What infinite energy, brusque independence, and a flashing mind can accomplish, Republican Javits will accomplish in his crucial fight to hold onto normal Republican margins upstate and to cut into normal Democratic margins in New York City. He is already off to a far faster start than Candidate Wagner, whose lethargic beginning has some Democrats chewing their fingernails. But Wagner is quietly confident, well aware that he has behind him a great name in New York politics, an unblemished record of winning elections in New York City.

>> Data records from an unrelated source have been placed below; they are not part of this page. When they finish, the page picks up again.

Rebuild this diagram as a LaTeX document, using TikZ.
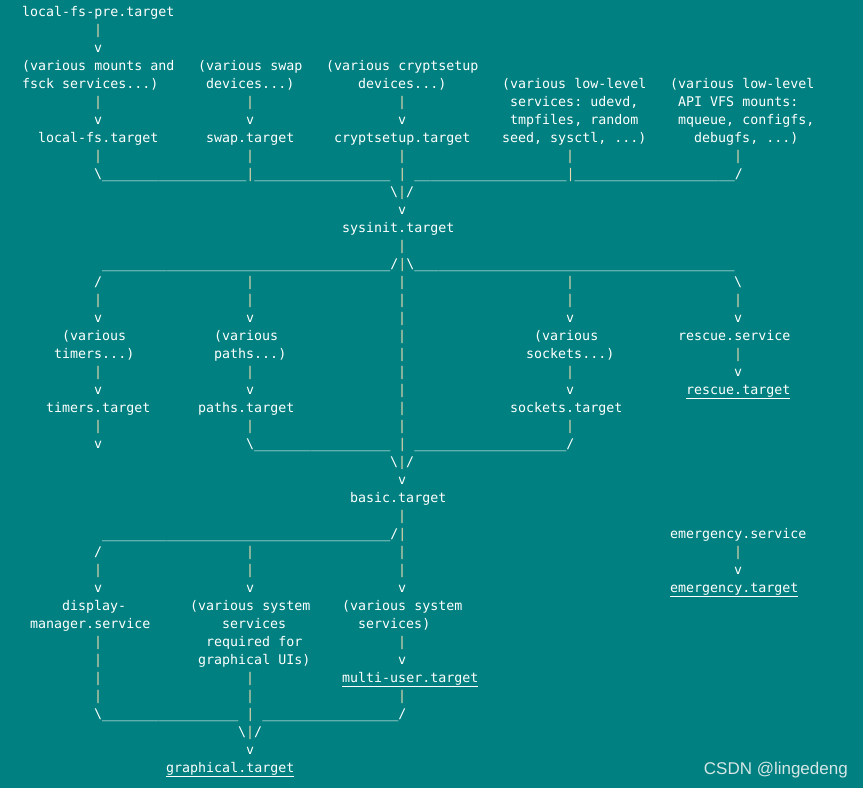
\documentclass[tikz,border=0pt]{standalone}
\usepackage{fontspec}
\setmonofont{DejaVu Sans Mono}
\newfontfamily\wmfont{Liberation Sans}
\definecolor{bg}{HTML}{008080}
\definecolor{pipe}{HTML}{EAD7AE}
\definecolor{wm}{HTML}{D6E6E6}
\ExplSyntaxOn
\NewDocumentCommand\us{m}{\prg_replicate:nn{#1}{\_}}
\ExplSyntaxOff
\newcommand\p{{\color{pipe}|}}
\newcommand\bs{\textbackslash}
\tikzset{txt/.style={inner sep=0pt,anchor=base west,text=white,font=\fontsize{13.3}{15}\selectfont\ttfamily}}
\newcommand\T[3]{\node[txt] at ({8*#1-82},{-(16+18*#2)}) {#3};}
\newcommand\Ps[2]{\foreach \c in {#2} {\T{\c}{#1}{\p}}}
\newcommand\Vs[2]{\foreach \c in {#2} {\T{\c}{#1}{v}}}
\begin{document}
\begin{tikzpicture}[x=1pt,y=1pt]
\fill[bg] (0,0) rectangle (863,-788);
\useasboundingbox (0,0) rectangle (863,-788);
\T{13}{0}{local-fs-pre.target}
\Ps{1}{22}
\Vs{2}{22}
\T{13}{3}{(various mounts and}
\T{35}{3}{(various swap}
\T{51}{3}{(various cryptsetup}
\T{13}{4}{fsck services...)}
\T{36}{4}{devices...)}
\T{55}{4}{devices...)}
\T{73}{4}{(various low-level}
\T{94}{4}{(various low-level}
\Ps{5}{22,41,60}
\T{74}{5}{services: udevd,}
\T{95}{5}{API VFS mounts:}
\Vs{6}{22,41,60}
\T{74}{6}{tmpfiles, random}
\T{95}{6}{mqueue, configfs,}
\T{15}{7}{local-fs.target}
\T{36}{7}{swap.target}
\T{52}{7}{cryptsetup.target}
\T{73}{7}{seed, sysctl, ...)}
\T{97}{7}{debugfs, ...)}
\Ps{8}{22,41,60,81,102}
\T{22}{9}{\bs\us{18}\p\us{17}~\p~\us{19}\p\us{20}/}
\T{59}{10}{\bs\p/}
\Vs{11}{60}
\T{53}{12}{sysinit.target}
\Ps{13}{60}
\T{23}{14}{\us{36}/\p\bs\us{40}}
\T{22}{15}{/}\Ps{15}{41,60,81}\T{102}{15}{\bs}
\Ps{16}{22,41,60,81,102}
\Vs{17}{22,41,81,102}\Ps{17}{60}
\T{18}{18}{(various}
\T{37}{18}{(various}
\Ps{18}{60}
\T{77}{18}{(various}
\T{95}{18}{rescue.service}
\T{17}{19}{timers...)}
\T{37}{19}{paths...)}
\Ps{19}{60,102}
\T{76}{19}{sockets...)}
\Ps{20}{22,41,60,81}\Vs{20}{102}
\Vs{21}{22,41,81}\Ps{21}{60}
\T{96}{21}{\underline{rescue.target}}
\T{16}{22}{timers.target}
\T{35}{22}{paths.target}
\Ps{22}{60}
\T{74}{22}{sockets.target}
\Ps{23}{22,41,60,81}
\Vs{24}{22}
\T{41}{24}{\bs\us{17}~\p~\us{19}/}
\T{59}{25}{\bs\p/}
\Vs{26}{60}
\T{54}{27}{basic.target}
\Ps{28}{60}
\T{23}{29}{\us{36}/\p}
\T{94}{29}{emergency.service}
\T{22}{30}{/}\Ps{30}{41,60,102}
\Ps{31}{22,41,60}\Vs{31}{102}
\Vs{32}{22,41,60}
\T{94}{32}{\underline{emergency.target}}
\T{18}{33}{display-}
\T{34}{33}{(various system}
\T{53}{33}{(various system}
\T{14}{34}{manager.service}
\T{38}{34}{services}
\T{55}{34}{services)}
\Ps{35}{22,60}
\T{36}{35}{required for}
\Ps{36}{22}
\T{35}{36}{graphical UIs)}
\Vs{36}{60}
\Ps{37}{22,41}
\T{53}{37}{\underline{multi-user.target}}
\Ps{38}{22,41,60}
\T{22}{39}{\bs\us{17}~\p~\us{17}/}
\T{40}{40}{\bs\p/}
\Vs{41}{41}
\T{31}{42}{\underline{graphical.target}}
\node[inner sep=0pt,anchor=base east,text=wm,font=\fontsize{17}{20}\selectfont\wmfont] (wmk) at (848,-774) {CSDN @lingedeng};
\end{tikzpicture}
\end{document}
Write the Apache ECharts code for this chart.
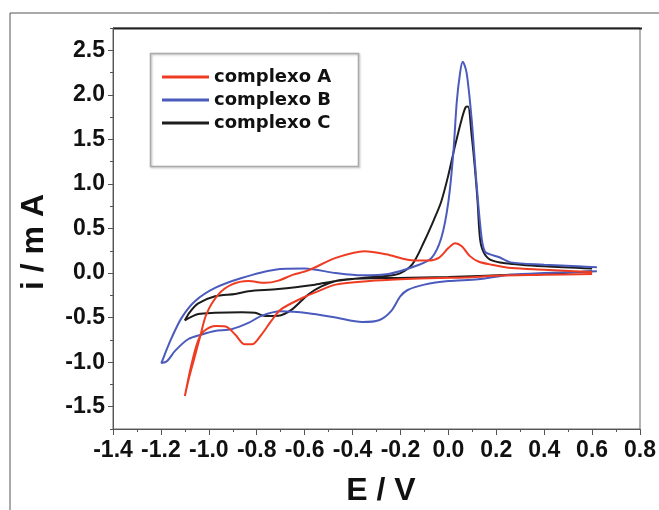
<!DOCTYPE html>
<html><head><meta charset="utf-8">
<script src="https://cdn.jsdelivr.net/npm/echarts@6/dist/echarts.min.js"></script>
<style>html,body{margin:0;padding:0;background:#fff;}#c{width:659px;height:510px;}</style>
</head><body><div id="c"></div>
<script>
// complexo A
const eA = [0.60, 0.40, 0.20, 0.07, -0.04, -0.20, -0.33, -0.47, -0.54, -0.61, -0.70, -0.74, -0.78, -0.82, -0.85, -0.89, -0.93, -0.97, -1.02, -1.045, -1.072, -1.10, -1.085, -1.06, -1.035, -1.01, -0.96, -0.905, -0.835, -0.765, -0.71, -0.65, -0.585, -0.47, -0.35, -0.26, -0.17, -0.085, -0.04, 0.0, 0.028, 0.056, 0.09, 0.125, 0.18, 0.265, 0.40, 0.60];
const iA = [-0.01, -0.02, -0.03, -0.05, -0.055, -0.07, -0.09, -0.13, -0.20, -0.28, -0.41, -0.54, -0.69, -0.80, -0.80, -0.69, -0.60, -0.595, -0.65, -0.76, -1.02, -1.38, -1.20, -0.95, -0.70, -0.46, -0.24, -0.13, -0.09, -0.11, -0.085, -0.02, 0.03, 0.17, 0.245, 0.21, 0.15, 0.14, 0.17, 0.28, 0.335, 0.30, 0.19, 0.13, 0.094, 0.056, 0.038, 0.01];
// complexo B
const eB = [0.62, 0.40, 0.26, 0.125, 0.0, -0.10, -0.17, -0.20, -0.24, -0.29, -0.36, -0.47, -0.585, -0.70, -0.78, -0.835, -0.905, -0.975, -1.03, -1.085, -1.14, -1.175, -1.198, -1.185, -1.155, -1.113, -1.058, -0.974, -0.863, -0.724, -0.60, -0.47, -0.36, -0.25, -0.125, -0.07, -0.03, 0.0, 0.021, 0.035, 0.049, 0.06, 0.076, 0.097, 0.118, 0.139, 0.153, 0.174, 0.21, 0.26, 0.40, 0.54, 0.62];
const iB = [0.02, 0.0, -0.02, -0.07, -0.09, -0.13, -0.19, -0.26, -0.43, -0.53, -0.55, -0.50, -0.45, -0.43, -0.48, -0.56, -0.63, -0.65, -0.69, -0.74, -0.87, -0.99, -1.01, -0.92, -0.725, -0.50, -0.316, -0.167, -0.055, 0.038, 0.05, 0.0, -0.025, -0.01, 0.09, 0.17, 0.39, 0.80, 1.36, 1.92, 2.25, 2.37, 2.25, 1.73, 0.99, 0.39, 0.24, 0.21, 0.18, 0.12, 0.094, 0.075, 0.064];
// complexo C
const eC = [0.60, 0.40, 0.26, 0.0, -0.21, -0.36, -0.42, -0.47, -0.53, -0.585, -0.654, -0.71, -0.765, -0.807, -0.863, -0.974, -1.044, -1.10, -1.08, -1.044, -0.974, -0.89, -0.835, -0.71, -0.557, -0.47, -0.36, -0.25, -0.20, -0.15, -0.10, -0.06, -0.03, 0.0, 0.028, 0.056, 0.072, 0.082, 0.097, 0.111, 0.122, 0.132, 0.146, 0.174, 0.237, 0.40, 0.60];
const iC = [0.02, -0.01, -0.02, -0.045, -0.055, -0.06, -0.07, -0.09, -0.15, -0.24, -0.41, -0.48, -0.483, -0.446, -0.44, -0.446, -0.46, -0.53, -0.44, -0.34, -0.26, -0.234, -0.204, -0.18, -0.13, -0.09, -0.055, -0.03, 0.0, 0.10, 0.36, 0.60, 0.80, 1.10, 1.43, 1.73, 1.86, 1.87, 1.55, 1.17, 0.80, 0.39, 0.24, 0.15, 0.11, 0.075, 0.05];

const names = ['complexo A', 'complexo B', 'complexo C'];
const colors = ['#ef3b22', '#4b5bbd', '#1c1c1c'];
const yMajor = [-1.5, -1.0, -0.5, 0.0, 0.5, 1.0, 1.5, 2.0, 2.5];
const yMinor = [-1.75, -1.25, -0.75, -0.25, 0.25, 0.75, 1.25, 1.75, 2.25, 2.75];
const xTitle = 'E / V';
const yTitle = 'i / m A';

const zip = (e, i) => e.map((v, k) => [v, i[k]]);
const seriesData = [zip(eA, iA), zip(eB, iB), zip(eC, iC)];

const tickFont = {fontFamily: "'Liberation Sans Narrow', 'Liberation Sans', Arial, sans-serif", fontWeight: 'bold', fontSize: 23, color: '#111'};

const chart = echarts.init(document.getElementById('c'), null, {renderer: 'canvas'});
chart.setOption({
  animation: false,
  backgroundColor: '#fff',
  grid: {left: 113, right: 17, top: 28, bottom: 81, show: true, borderColor: '#666', borderWidth: 1, backgroundColor: 'transparent'},
  xAxis: {
    type: 'value', min: -1.4, max: 0.8, interval: 0.2,
    axisLine: {onZero: false, lineStyle: {color: '#555', width: 1}},
    axisTick: {show: true, inside: false, length: 6, lineStyle: {color: '#555'}},
    minorTick: {show: true, splitNumber: 2, length: 3, lineStyle: {color: '#555'}},
    axisLabel: Object.assign({margin: 10, formatter: v => v.toFixed(1)}, tickFont),
    splitLine: {show: false}
  },
  yAxis: [{
    type: 'value', min: -1.75, max: 2.75,
    axisLine: {show: true, onZero: false, lineStyle: {color: '#555', width: 1}},
    axisTick: {show: true, length: 5, customValues: yMajor, lineStyle: {color: '#555'}},
    axisLabel: Object.assign({margin: 8, customValues: yMajor, formatter: v => v.toFixed(1)}, tickFont),
    splitLine: {show: false}
  }, {
    type: 'value', min: -1.75, max: 2.75, position: 'left',
    axisLine: {show: false, onZero: false},
    axisTick: {show: true, length: 3, customValues: yMinor, lineStyle: {color: '#555'}},
    axisLabel: {show: false},
    splitLine: {show: false}
  }],
  legend: {
    orient: 'vertical', left: 157, top: 63,
    itemWidth: 47, itemHeight: 3, itemGap: 5,
    icon: 'rect',
    data: names,
    textStyle: {fontFamily: "'DejaVu Sans', sans-serif", fontWeight: 'bold', fontSize: 18, color: '#111', lineHeight: 18, padding: [0, 0, 0, 0]}
  },
  series: names.map((n, k) => ({
    name: n, type: 'line', data: seriesData[k], showSymbol: false, symbol: 'none',
    smooth: 0.3, lineStyle: {color: colors[k], width: 2}, itemStyle: {color: colors[k]},
    z: 3 - k
  })),
  graphic: [
    {type: 'polyline', shape: {points: [[10, 510], [10, 13], [659, 13]]}, style: {stroke: '#555', lineWidth: 1, fill: null}},
    {type: 'line', shape: {x1: 113, y1: 28.5, x2: 642, y2: 28.5}, style: {stroke: '#222', lineWidth: 2}},
    {type: 'rect', shape: {x: 150.5, y: 53.5, width: 208, height: 113}, style: {fill: 'rgba(0,0,0,0)', stroke: '#aaa', lineWidth: 1.5, shadowBlur: 2, shadowColor: 'rgba(0,0,0,0.25)', shadowOffsetX: 1, shadowOffsetY: 1}, z: 10},
    {type: 'text', x: 381, y: 491, style: {text: xTitle, fontFamily: "'Liberation Sans', Arial, sans-serif", fontWeight: 'bold', fontSize: 32, fill: '#111', align: 'center', verticalAlign: 'middle'}},
    {type: 'text', x: 34, y: 242, rotation: Math.PI / 2, style: {text: yTitle, fontFamily: "'Liberation Sans', Arial, sans-serif", fontWeight: 'bold', fontSize: 32, fill: '#111', align: 'center', verticalAlign: 'middle'}}
  ]
});
</script></body></html>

Despite the careful measuring of minority blocs, and the canny calculation of special-interest appeal, the Wagner-Javits race probably will be run on a plane higher than that in many another state. For in the strange and wonderful political world that is New York, Bob Wagner and Jack Javits understand and respect each other, just as they understand and respect New York's minorities-that-make-majorities. New York in a special sense understands and respects both candidates for what they are and whence they have come. Understanding them in this way, the voters are better prepared to judge the full importance of the 1956 issues, to absorb what a Democratic son of a German-born U.S. Senator is trying to say about the Democrats, and what the Republican son of an Austrian-born janitor is trying to say about the Republicans in Election Year 1956.

* His conversion stemmed from a promise made long before to his wife, and came after countless, soul-searching talks with his great and good friend, Catholic Al Smith.